Should you need to sit down and enjoy your soup, right next door to Jooi Hooi is a place in business since 1936, always a good sign. Maybe all the families here just work together, I can’t tell. The atmosphere inside is a ceiling fan dream, with atmosphere and shared tables to make your heart grow fonder of the humidity. You’ll reach a point where you won’t even notice the schwitz, trust me! A worthy goal for the traveler.
And about the Penang Famous Curry Mee that we ordered down the street. This curry mee soup had a walloping impact, so much so that I am counting the days until I return to Georgetown. I’ll be going first to Penang Famous Curry Mee for a portion or two of one of the Great Soups of the World.

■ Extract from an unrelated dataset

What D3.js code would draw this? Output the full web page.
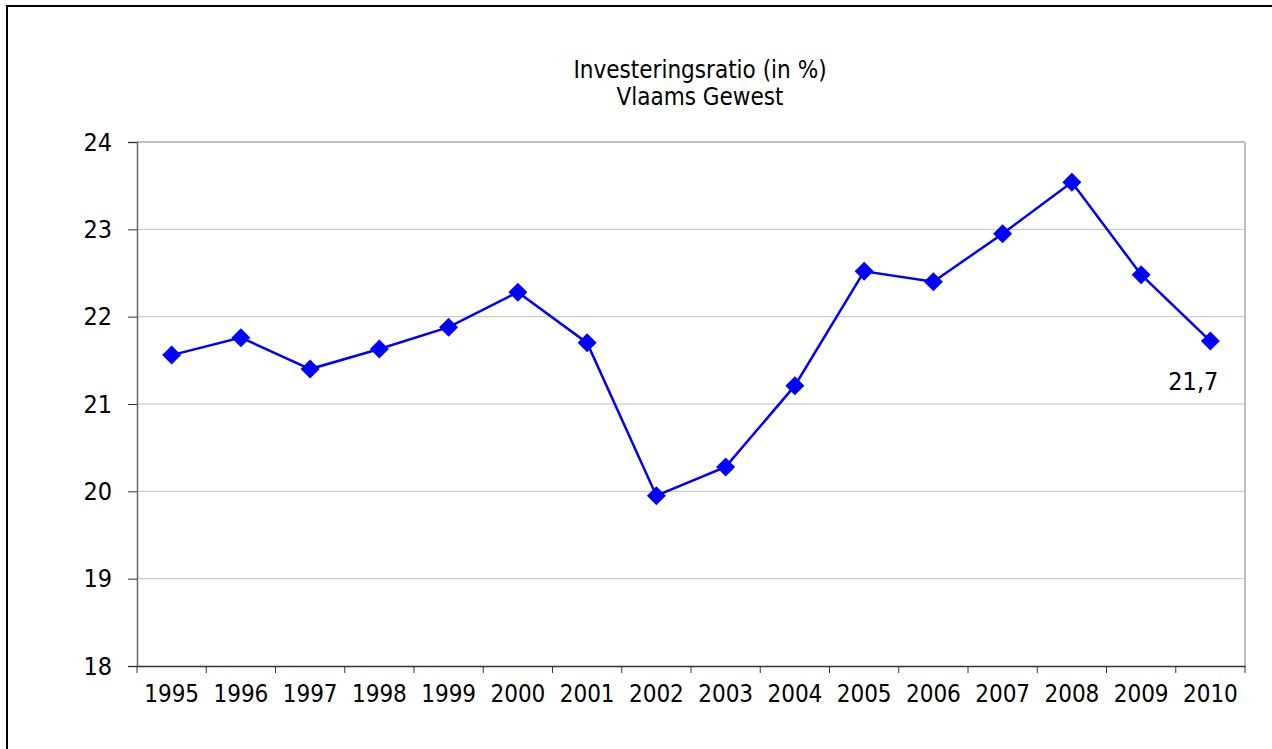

Now is as good a time as any to introduce the Peranakans. A blended culture resulting from the intermarriage of Straits Chinese with ethnic Malays, Peranakans lead the way for humanity’s ability to reconcile differences. Their cuisine is off the charts delicious, and can be described as Chinese cooking techniques married to Southeast Asian spices. There is nothing like Peranakan cuisine anywhere else in the world, a staggering flavor experience that makes a complicated mole from Oaxaca seem prosaic. Look for a full blog post soon devoted to Peranakan cuisine in both Singapore and Malayasia.
I’m stuffed! This is just one short street in Georgetown. I’m not kidding, we haven’t even started. This was just lunch. There is so much more to share!
See you soon with more yummy reports from Georgetown, Singapore, Kuala Lumpur and Hanoi. Salt and pepper will never be the same again!